I’ve mostly stayed out of the debate over whether John Yoo and Jay Bybee should be disciplined by DOJ for the so-called torture memos. I’ve read some news reports, and followed the issues a little bit, but I haven’t devoted nearly the number of hours to this issue that I would need to in order to blog helpfully about them. But I did have one comment and one question on the recent reports and debate about the memos and their ramifications.
1. The Comment. I would really really like to know what happened to John Yoo’s e-mails authored when he was writing the memos. I’ve long figured that Yoo’s e-mails would be the best way to figure out what he was thinking when he wrote the memos. The e-mails could answer if he was acting in good faith or if he was just being entirely results-oriented. And yet strangely, Yoo’s e-mails from that period are missing. I personally find that very suspicious. Who deleted those e-mails, and when, and why? I would really like to know the answer to that.
2. The Question. My understanding is that the CIA authorized six techniques pursuant to the Yoo/Bybee memos. According to ABC News, they are:
1. Attention Grab: The interrogator forcefully grabs the shirt front of the prisoner and shakes them.
2. Attention Slap: An open-handed slap to the face aimed at causing pain and triggering fear.
3. Belly Slap: A hard open-handed slap to the abdomen. The aim is to cause pain, but not internal injury. Doctors consulted advised against using a punch, which could cause lasting internal damage.
4. Long Time Standing: This technique is described as among the most effective. Prisoners are forced to stand, handcuffed and with their feet shackled to an eye bolt in the floor, for more than 40 hours
5. Cold Cell: The prisoner is left to stand naked in a cell kept near 50 degrees Fahrenheit (10 degrees Celsius), while being regularly doused with cold water.
6. Waterboarding: The prisoner is bound to an inclined board, feet raised and head slightly below the feet. Material is wrapped over the prisoner’s face and water is poured over them.
I think we all agree that the memos were wrong in concluding that waterboarding did not satisfy the legal definition of torture that is provided in 18 U.S.C. 2340 — “specifically intended to inflict” to inflict “the prolonged mental harm” caused by or resulting from:
(A) the intentional infliction or threatened infliction of severe physical pain or suffering;
(B) the administration or application, or threatened administration or application, of mind-altering substances or other procedures calculated to disrupt profoundly the senses or the personality;
(C) the threat of imminent death; or
(D) the threat that another person will imminently be subjected to death, severe physical pain or suffering, or the administration or application of mind-altering substances or other procedures calculated to disrupt profoundly the senses or personality
Waterboarding seems to be pretty clearly forbidden under this definition, as it’s specifically intended to inflict the prolonged mental harm resulting from the threat of imminent death.

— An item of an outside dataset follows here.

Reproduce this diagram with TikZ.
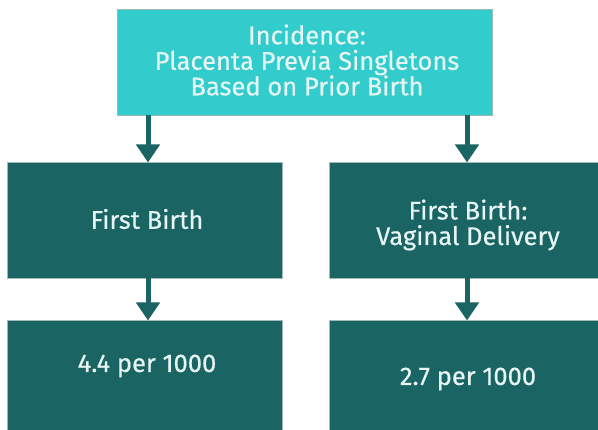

That is, the point is to so totally and completely freak out the person by what they see as their own imminent death that they’ll do anything to make it stop. While the statute is quite vague in a number of its key terms, I think the only fair reading is that waterboarding is prohibited by it.
With that long lead-up, here’s my question: Is there any consensus as to which of the other six techniques are also prohibited by this definition, and which ones are not? If there is no consensus, are there at least recognized schools of thought on the issue? I haven’t seen a lot of analysis of how these other techniques should be analzyed under the statutory language, but I would think that would be an important part of the overall debate.
N.B.: I’ll open comments for a bit because I would really like to know the answer to my question, but if things get out of control I’ll just close them up.